Friends,books and life - The Queen's fool by Philippa Gregory

It's quite interesting to see how people change throughout the years. The people that you thought will stick with you might end up being the ones that desert you when you need them the most. Yet, those whom you seldom contact might be the ones who are willing to help.

I was bored when I went facebook surfing, and I realised that many of my acquaintances are either in MOE or doing those OTOT jobs. It is really quite unexpected, but I guess to each their own huh. All of us have our own paths to walk, and the decisions are not forced upon us.

I am still reeling from Philippa Gregory's The Queen's Fool. I must admit that I like her historical fiction. It may not be entirely historically accurate but she is quite gifted in spinning out stories and theories.

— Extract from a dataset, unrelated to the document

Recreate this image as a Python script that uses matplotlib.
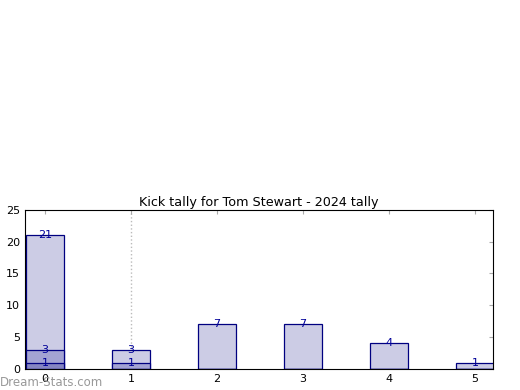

The main lead is Hannah Green, a Jewish girl who has to hide her heritage in order to survive in a country full of heresy. She and her father are escaping from the Spanish Inquisition and looking for a better life in England and she has the gift of Sight, which allows her to predict the future. A chance encounter with Robert Dudley, a noble at the court of King Edward, takes her from her father's humble print shop to the royal palace where she becomes the Holy Fool, a trusted companion of the Tudor queen and a spy for the Dudleys. 

I like how Hannah evolves from a boyish girl into a woman; from one who does not know desire to loving a man (Daniel Carpenter) even with his faults. The story follows her life in and out of the Tudor Court, and how a seemingly innocent request can have dire consequences; how one wrong word can cost a life.

Love, seduction and plots seem to go hand in hand with the royal courts, and the change of loyalties due to events also reflects the uncertainty in the country itself. 

I would really love to read more of this kind of books ;)

The two quotes that I enjoyed~

“It is not love that matters, Mistress Boy, it is what you choose to do with it. What’d you choose to do with yours?” 

“I felt his hardness and I suddenly understood-an older girl would have understood long before-that this was the currency of desire. He was my betrothed. he desired me. I desired him. All I had to do was tell him the truth.”